# REQUEST:
Pictures stay out of the copy; set down each line of the listing below exactly.

# MATERIAL:
** begin **

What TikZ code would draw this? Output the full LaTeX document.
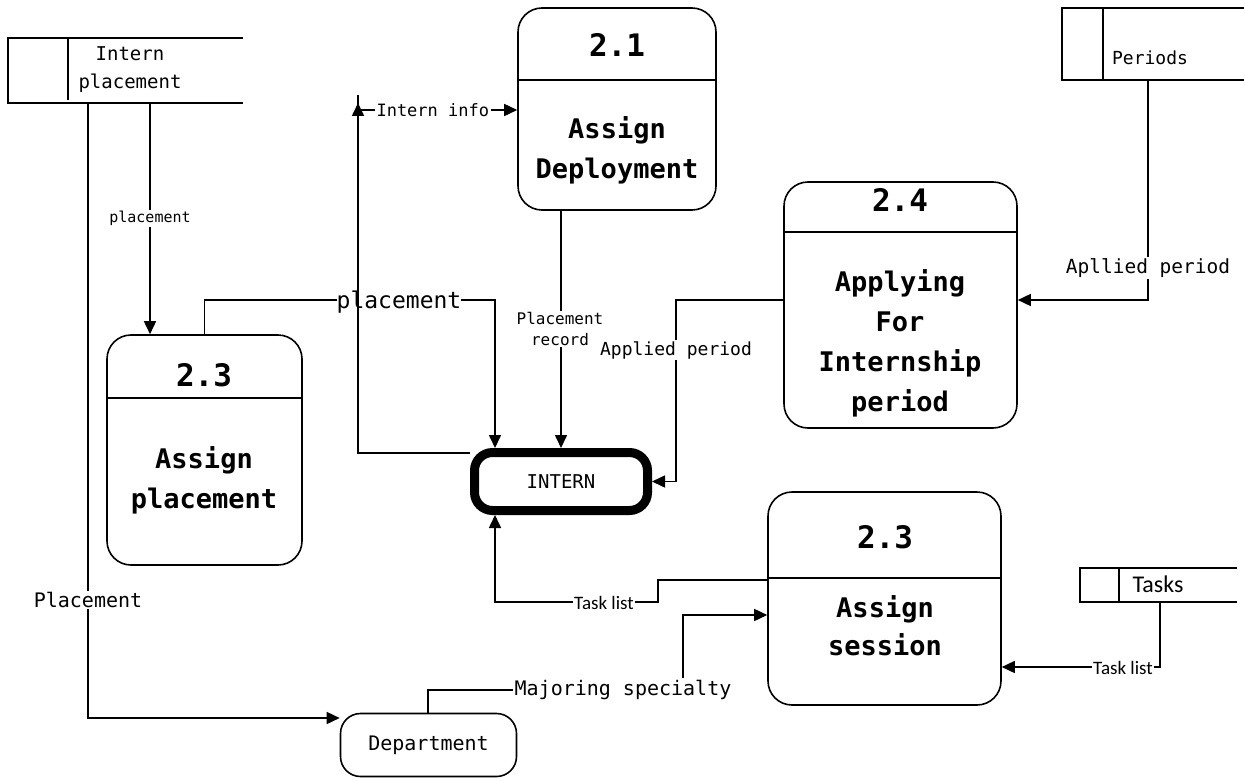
\documentclass[tikz,border=0pt]{standalone}
\usepackage{fontspec}
\setmonofont{DejaVu Sans Mono}
\newfontfamily\calib{Carlito}
\usetikzlibrary{arrows.meta,calc}

\tikzset{
  proc/.style={draw,line width=1.6pt,rounded corners=24pt,inner sep=0pt},
  head/.style={font=\ttfamily\bfseries\fontsize{31pt}{36pt}\selectfont},
  body/.style={align=center,font=\ttfamily\bfseries\fontsize{27pt}{40pt}\selectfont},
  wire/.style={line width=1.6pt},
  flow/.style={line width=1.6pt,-{Triangle[length=13pt,width=12pt]}},
  lbl/.style={fill=white,inner sep=1.5pt,font=\ttfamily\fontsize{#1}{#1}\selectfont},
  lbl/.default=17pt,
  store/.style={font=\ttfamily\fontsize{19pt}{28pt}\selectfont,align=center},
}

\begin{document}
\begin{tikzpicture}[x=1pt,y=-1pt]
  \useasboundingbox[fill=white] (0,0) rectangle (1244,781);

  % ---- processes ----
  \node[proc,minimum width=198pt,minimum height=202pt] (p21) at (617,109) {};
  \draw[wire] (p21.west |- 0,80) -- (p21.east |- 0,80);
  \node[head] (h21) at (617,45) {2.1};
  \node[body] (b21) at (617,150) {Assign\\Deployment};

  \node[proc,minimum width=233pt,minimum height=246pt] (p24) at (900.5,305) {};
  \draw[wire] (p24.west |- 0,232) -- (p24.east |- 0,232);
  \node[head] (h24) at (900,200) {2.4};
  \node[body] (b24) at (900,343) {Applying\\For\\Internship\\period};

  \node[proc,minimum width=195pt,minimum height=230pt] (p23) at (204.5,450) {};
  \draw[wire] (p23.west |- 0,398) -- (p23.east |- 0,398);
  \node[head] (h23) at (204,375) {2.3};
  \node[body] (b23) at (204,480) {Assign\\placement};

  \node[proc,minimum width=233pt,minimum height=213pt] (p23b) at (884.5,598.5) {};
  \draw[wire] (p23b.west |- 0,578) -- (p23b.east |- 0,578);
  \node[head] (h23b) at (885,537) {2.3};
  \node[body,font=\ttfamily\bfseries\fontsize{27pt}{38pt}\selectfont] (b23b) at (885,626) {Assign\\session};

  % ---- external entities ----
  \node[draw,line width=9pt,rounded corners=18pt,minimum width=173pt,minimum height=58pt,
        font=\ttfamily\fontsize{19pt}{22pt}\selectfont] (intern) at (561,481.5) {INTERN};
  \node[draw,line width=1.6pt,rounded corners=20pt,minimum width=176pt,minimum height=63pt,
        font=\ttfamily\fontsize{20pt}{24pt}\selectfont] (dept) at (428.5,745) {Department};

  % ---- data stores ----
  \draw[wire] (243,38) -- (8,38) -- (8,103) -- (243,103);
  \draw[wire] (68,38) -- (68,100);
  \node[store] (ip) at (130,70) {Intern\\placement};
  \coordinate (ipA) at (150,103);
  \coordinate (ipB) at (88,103);

  \draw[wire] (1244,8) -- (1062,8) -- (1062,80) -- (1244,80);
  \draw[wire] (1103,8) -- (1103,80);
  \node[font=\ttfamily\fontsize{18pt}{22pt}\selectfont] (per) at (1150,58) {Periods};
  \coordinate (perA) at (1148,80);

  \draw[wire] (1237,568) -- (1080,568) -- (1080,602) -- (1237,602);
  \draw[wire] (1119,568) -- (1119,602);
  \node[font=\calib\fontsize{24pt}{28pt}\selectfont] (tsk) at (1158,584) {Tasks};
  \coordinate (tskA) at (1160,602);

  % ---- flows ----
  \draw[flow] (ipA) -- (ipA |- p23.north)
    node[lbl=15pt,pos=0.5] {placement};

  \draw[flow] (ipB) -- (88,718) -- (dept.west |- 0,718);
  \node[lbl=20pt] at (88,600) {Placement};

  \draw[flow] (p23.north) -- (204.5,300) -- (495,300) -- (495,0 |- intern.north);
  \node[lbl=23pt,inner sep=0pt] at (399,302) {placement};

  \draw[wire] (intern.west |- 0,453) -- (358,453) -- (358,95);
  \draw[flow] (358,122) -- (358,103);
  \draw[flow] (358,110) -- (p21.west |- 0,110)
    node[lbl,pos=0.47] {Intern info};

  \draw[flow] (561,0 |- p21.south) -- (561,0 |- intern.north);
  \node[lbl=16pt,align=center,font=\ttfamily\fontsize{16pt}{21pt}\selectfont] at (560,329) {Placement\\record};

  \draw[flow] (p24.west |- 0,300) -- (676,300) -- (676,0 |- intern.east) -- (intern.east);
  \node[lbl=18pt] at (676,350) {Applied period};

  \draw[flow] (perA) -- (1148,300) -- (p24.east |- 0,300);
  \node[lbl=19.5pt] at (1148,268) {Apllied period};

  \draw[flow] (p23b.west |- 0,580) -- (658,580) -- (658,602) -- (495,602) -- (495,0 |- intern.south);
  \node[fill=white,inner sep=1pt,font=\calib\fontsize{19pt}{22pt}\selectfont] at (604,603) {Task list};

  \draw[flow] (428,0 |- dept.north) -- (428,690) -- (683,690) -- (683,615) -- (p23b.west |- 0,615);
  \node[lbl=20pt,inner sep=2pt] at (623,690) {Majoring specialty};

  \draw[flow] (tskA) -- (1160,667) -- (p23b.east |- 0,667);
  \node[fill=white,inner sep=1pt,font=\calib\fontsize{19pt}{22pt}\selectfont] at (1123,668) {Task list};
\end{tikzpicture}
\end{document}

** end **

# OUTPUT OF THE EXERCISE:
What TikZ code would draw this? Output the full LaTeX document.
\documentclass[tikz,border=0pt]{standalone}
\usepackage{fontspec}
\setmonofont{DejaVu Sans Mono}
\newfontfamily\calib{Carlito}
\usetikzlibrary{arrows.meta,calc}

\tikzset{
  proc/.style={draw,line width=1.6pt,rounded corners=24pt,inner sep=0pt},
  head/.style={font=\ttfamily\bfseries\fontsize{31pt}{36pt}\selectfont},
  body/.style={align=center,font=\ttfamily\bfseries\fontsize{27pt}{40pt}\selectfont},
  wire/.style={line width=1.6pt},
  flow/.style={line width=1.6pt,-{Triangle[length=13pt,width=12pt]}},
  lbl/.style={fill=white,inner sep=1.5pt,font=\ttfamily\fontsize{#1}{#1}\selectfont},
  lbl/.default=17pt,
  store/.style={font=\ttfamily\fontsize{19pt}{28pt}\selectfont,align=center},
}

\begin{document}
\begin{tikzpicture}[x=1pt,y=-1pt]
  \useasboundingbox[fill=white] (0,0) rectangle (1244,781);

  % ---- processes ----
  \node[proc,minimum width=198pt,minimum height=202pt] (p21) at (617,109) {};
  \draw[wire] (p21.west |- 0,80) -- (p21.east |- 0,80);
  \node[head] (h21) at (617,45) {2.1};
  \node[body] (b21) at (617,150) {Assign\\Deployment};

  \node[proc,minimum width=233pt,minimum height=246pt] (p24) at (900.5,305) {};
  \draw[wire] (p24.west |- 0,232) -- (p24.east |- 0,232);
  \node[head] (h24) at (900,200) {2.4};
  \node[body] (b24) at (900,343) {Applying\\For\\Internship\\period};

  \node[proc,minimum width=195pt,minimum height=230pt] (p23) at (204.5,450) {};
  \draw[wire] (p23.west |- 0,398) -- (p23.east |- 0,398);
  \node[head] (h23) at (204,375) {2.3};
  \node[body] (b23) at (204,480) {Assign\\placement};

  \node[proc,minimum width=233pt,minimum height=213pt] (p23b) at (884.5,598.5) {};
  \draw[wire] (p23b.west |- 0,578) -- (p23b.east |- 0,578);
  \node[head] (h23b) at (885,537) {2.3};
  \node[body,font=\ttfamily\bfseries\fontsize{27pt}{38pt}\selectfont] (b23b) at (885,626) {Assign\\session};

  % ---- external entities ----
  \node[draw,line width=9pt,rounded corners=18pt,minimum width=173pt,minimum height=58pt,
        font=\ttfamily\fontsize{19pt}{22pt}\selectfont] (intern) at (561,481.5) {INTERN};
  \node[draw,line width=1.6pt,rounded corners=20pt,minimum width=176pt,minimum height=63pt,
        font=\ttfamily\fontsize{20pt}{24pt}\selectfont] (dept) at (428.5,745) {Department};

  % ---- data stores ----
  \draw[wire] (243,38) -- (8,38) -- (8,103) -- (243,103);
  \draw[wire] (68,38) -- (68,100);
  \node[store] (ip) at (130,70) {Intern\\placement};
  \coordinate (ipA) at (150,103);
  \coordinate (ipB) at (88,103);

  \draw[wire] (1244,8) -- (1062,8) -- (1062,80) -- (1244,80);
  \draw[wire] (1103,8) -- (1103,80);
  \node[font=\ttfamily\fontsize{18pt}{22pt}\selectfont] (per) at (1150,58) {Periods};
  \coordinate (perA) at (1148,80);

  \draw[wire] (1237,568) -- (1080,568) -- (1080,602) -- (1237,602);
  \draw[wire] (1119,568) -- (1119,602);
  \node[font=\calib\fontsize{24pt}{28pt}\selectfont] (tsk) at (1158,584) {Tasks};
  \coordinate (tskA) at (1160,602);

  % ---- flows ----
  \draw[flow] (ipA) -- (ipA |- p23.north)
    node[lbl=15pt,pos=0.5] {placement};

  \draw[flow] (ipB) -- (88,718) -- (dept.west |- 0,718);
  \node[lbl=20pt] at (88,600) {Placement};

  \draw[flow] (p23.north) -- (204.5,300) -- (495,300) -- (495,0 |- intern.north);
  \node[lbl=23pt,inner sep=0pt] at (399,302) {placement};

  \draw[wire] (intern.west |- 0,453) -- (358,453) -- (358,95);
  \draw[flow] (358,122) -- (358,103);
  \draw[flow] (358,110) -- (p21.west |- 0,110)
    node[lbl,pos=0.47] {Intern info};

  \draw[flow] (561,0 |- p21.south) -- (561,0 |- intern.north);
  \node[lbl=16pt,align=center,font=\ttfamily\fontsize{16pt}{21pt}\selectfont] at (560,329) {Placement\\record};

  \draw[flow] (p24.west |- 0,300) -- (676,300) -- (676,0 |- intern.east) -- (intern.east);
  \node[lbl=18pt] at (676,350) {Applied period};

  \draw[flow] (perA) -- (1148,300) -- (p24.east |- 0,300);
  \node[lbl=19.5pt] at (1148,268) {Apllied period};

  \draw[flow] (p23b.west |- 0,580) -- (658,580) -- (658,602) -- (495,602) -- (495,0 |- intern.south);
  \node[fill=white,inner sep=1pt,font=\calib\fontsize{19pt}{22pt}\selectfont] at (604,603) {Task list};

  \draw[flow] (428,0 |- dept.north) -- (428,690) -- (683,690) -- (683,615) -- (p23b.west |- 0,615);
  \node[lbl=20pt,inner sep=2pt] at (623,690) {Majoring specialty};

  \draw[flow] (tskA) -- (1160,667) -- (p23b.east |- 0,667);
  \node[fill=white,inner sep=1pt,font=\calib\fontsize{19pt}{22pt}\selectfont] at (1123,668) {Task list};
\end{tikzpicture}
\end{document}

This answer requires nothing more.